**PROBLEM TO SOLVE:**
From the listing that follows, output everything exactly except the pictures.
++++ SOURCE DATA ++++
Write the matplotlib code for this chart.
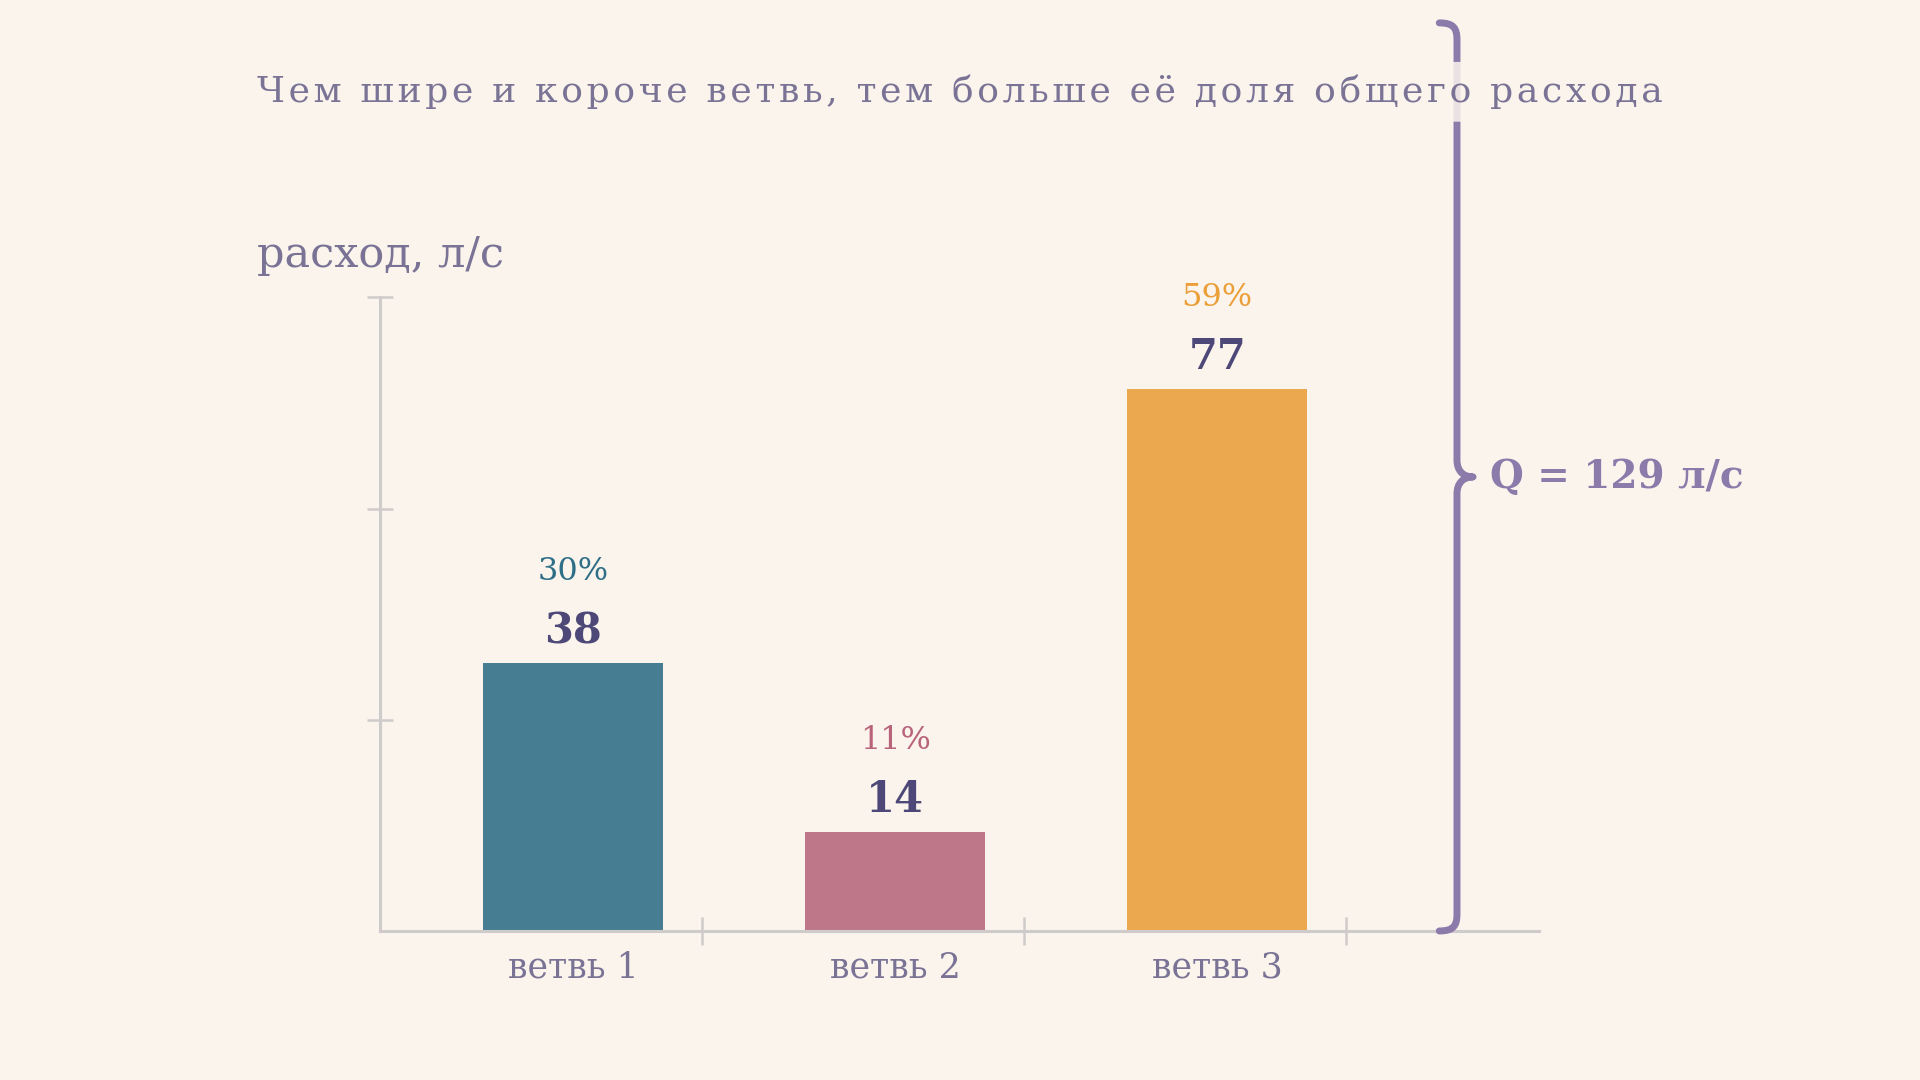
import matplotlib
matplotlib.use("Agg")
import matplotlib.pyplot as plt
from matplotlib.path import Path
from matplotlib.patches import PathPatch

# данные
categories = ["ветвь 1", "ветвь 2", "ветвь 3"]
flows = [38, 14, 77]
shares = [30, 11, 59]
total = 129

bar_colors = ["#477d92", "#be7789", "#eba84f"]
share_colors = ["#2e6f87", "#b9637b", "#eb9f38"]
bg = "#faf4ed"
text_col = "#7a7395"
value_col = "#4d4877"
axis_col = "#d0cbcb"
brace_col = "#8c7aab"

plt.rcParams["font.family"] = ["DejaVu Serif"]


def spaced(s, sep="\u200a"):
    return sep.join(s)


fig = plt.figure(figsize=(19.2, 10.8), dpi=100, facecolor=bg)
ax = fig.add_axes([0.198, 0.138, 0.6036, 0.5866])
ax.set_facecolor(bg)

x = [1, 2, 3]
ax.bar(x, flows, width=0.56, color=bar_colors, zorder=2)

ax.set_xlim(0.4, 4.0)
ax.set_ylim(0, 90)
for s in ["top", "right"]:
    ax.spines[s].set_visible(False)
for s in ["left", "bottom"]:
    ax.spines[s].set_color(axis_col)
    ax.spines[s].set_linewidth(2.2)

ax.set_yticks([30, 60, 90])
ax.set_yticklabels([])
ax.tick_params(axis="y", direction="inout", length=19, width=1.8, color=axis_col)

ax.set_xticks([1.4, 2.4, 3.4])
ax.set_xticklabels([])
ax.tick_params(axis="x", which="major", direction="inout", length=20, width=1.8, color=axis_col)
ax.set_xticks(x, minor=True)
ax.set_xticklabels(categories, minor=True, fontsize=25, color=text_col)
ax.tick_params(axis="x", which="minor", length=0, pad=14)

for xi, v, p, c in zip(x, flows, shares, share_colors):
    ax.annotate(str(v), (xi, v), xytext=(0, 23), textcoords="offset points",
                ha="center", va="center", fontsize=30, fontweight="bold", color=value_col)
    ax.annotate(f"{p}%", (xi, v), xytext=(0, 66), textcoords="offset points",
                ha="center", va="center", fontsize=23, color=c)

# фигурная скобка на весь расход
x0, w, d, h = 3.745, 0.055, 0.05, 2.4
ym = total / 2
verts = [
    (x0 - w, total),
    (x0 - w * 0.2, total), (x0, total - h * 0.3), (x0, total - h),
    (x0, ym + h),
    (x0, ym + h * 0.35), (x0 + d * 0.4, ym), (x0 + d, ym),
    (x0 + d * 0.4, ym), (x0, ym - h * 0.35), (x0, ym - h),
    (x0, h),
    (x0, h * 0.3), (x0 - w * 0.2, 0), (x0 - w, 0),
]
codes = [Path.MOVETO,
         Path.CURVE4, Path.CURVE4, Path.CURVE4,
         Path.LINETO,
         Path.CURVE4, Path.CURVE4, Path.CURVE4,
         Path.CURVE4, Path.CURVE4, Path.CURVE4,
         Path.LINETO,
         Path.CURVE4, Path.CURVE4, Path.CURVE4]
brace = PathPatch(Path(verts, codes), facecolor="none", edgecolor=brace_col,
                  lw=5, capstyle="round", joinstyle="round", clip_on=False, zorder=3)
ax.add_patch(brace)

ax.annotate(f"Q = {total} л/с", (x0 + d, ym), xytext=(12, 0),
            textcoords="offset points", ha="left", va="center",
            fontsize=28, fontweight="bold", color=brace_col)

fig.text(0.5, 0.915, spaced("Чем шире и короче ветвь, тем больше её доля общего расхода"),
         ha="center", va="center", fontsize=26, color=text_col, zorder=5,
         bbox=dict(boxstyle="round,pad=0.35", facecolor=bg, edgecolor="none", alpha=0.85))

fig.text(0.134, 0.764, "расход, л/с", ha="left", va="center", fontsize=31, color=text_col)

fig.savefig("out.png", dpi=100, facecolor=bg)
++++
**ANSWER FOR THIS EXERCISE:**
Write the matplotlib code for this chart.
import matplotlib
matplotlib.use("Agg")
import matplotlib.pyplot as plt
from matplotlib.path import Path
from matplotlib.patches import PathPatch

# данные
categories = ["ветвь 1", "ветвь 2", "ветвь 3"]
flows = [38, 14, 77]
shares = [30, 11, 59]
total = 129

bar_colors = ["#477d92", "#be7789", "#eba84f"]
share_colors = ["#2e6f87", "#b9637b", "#eb9f38"]
bg = "#faf4ed"
text_col = "#7a7395"
value_col = "#4d4877"
axis_col = "#d0cbcb"
brace_col = "#8c7aab"

plt.rcParams["font.family"] = ["DejaVu Serif"]


def spaced(s, sep="\u200a"):
    return sep.join(s)


fig = plt.figure(figsize=(19.2, 10.8), dpi=100, facecolor=bg)
ax = fig.add_axes([0.198, 0.138, 0.6036, 0.5866])
ax.set_facecolor(bg)

x = [1, 2, 3]
ax.bar(x, flows, width=0.56, color=bar_colors, zorder=2)

ax.set_xlim(0.4, 4.0)
ax.set_ylim(0, 90)
for s in ["top", "right"]:
    ax.spines[s].set_visible(False)
for s in ["left", "bottom"]:
    ax.spines[s].set_color(axis_col)
    ax.spines[s].set_linewidth(2.2)

ax.set_yticks([30, 60, 90])
ax.set_yticklabels([])
ax.tick_params(axis="y", direction="inout", length=19, width=1.8, color=axis_col)

ax.set_xticks([1.4, 2.4, 3.4])
ax.set_xticklabels([])
ax.tick_params(axis="x", which="major", direction="inout", length=20, width=1.8, color=axis_col)
ax.set_xticks(x, minor=True)
ax.set_xticklabels(categories, minor=True, fontsize=25, color=text_col)
ax.tick_params(axis="x", which="minor", length=0, pad=14)

for xi, v, p, c in zip(x, flows, shares, share_colors):
    ax.annotate(str(v), (xi, v), xytext=(0, 23), textcoords="offset points",
                ha="center", va="center", fontsize=30, fontweight="bold", color=value_col)
    ax.annotate(f"{p}%", (xi, v), xytext=(0, 66), textcoords="offset points",
                ha="center", va="center", fontsize=23, color=c)

# фигурная скобка на весь расход
x0, w, d, h = 3.745, 0.055, 0.05, 2.4
ym = total / 2
verts = [
    (x0 - w, total),
    (x0 - w * 0.2, total), (x0, total - h * 0.3), (x0, total - h),
    (x0, ym + h),
    (x0, ym + h * 0.35), (x0 + d * 0.4, ym), (x0 + d, ym),
    (x0 + d * 0.4, ym), (x0, ym - h * 0.35), (x0, ym - h),
    (x0, h),
    (x0, h * 0.3), (x0 - w * 0.2, 0), (x0 - w, 0),
]
codes = [Path.MOVETO,
         Path.CURVE4, Path.CURVE4, Path.CURVE4,
         Path.LINETO,
         Path.CURVE4, Path.CURVE4, Path.CURVE4,
         Path.CURVE4, Path.CURVE4, Path.CURVE4,
         Path.LINETO,
         Path.CURVE4, Path.CURVE4, Path.CURVE4]
brace = PathPatch(Path(verts, codes), facecolor="none", edgecolor=brace_col,
                  lw=5, capstyle="round", joinstyle="round", clip_on=False, zorder=3)
ax.add_patch(brace)

ax.annotate(f"Q = {total} л/с", (x0 + d, ym), xytext=(12, 0),
            textcoords="offset points", ha="left", va="center",
            fontsize=28, fontweight="bold", color=brace_col)

fig.text(0.5, 0.915, spaced("Чем шире и короче ветвь, тем больше её доля общего расхода"),
         ha="center", va="center", fontsize=26, color=text_col, zorder=5,
         bbox=dict(boxstyle="round,pad=0.35", facecolor=bg, edgecolor="none", alpha=0.85))

fig.text(0.134, 0.764, "расход, л/с", ha="left", va="center", fontsize=31, color=text_col)

fig.savefig("out.png", dpi=100, facecolor=bg)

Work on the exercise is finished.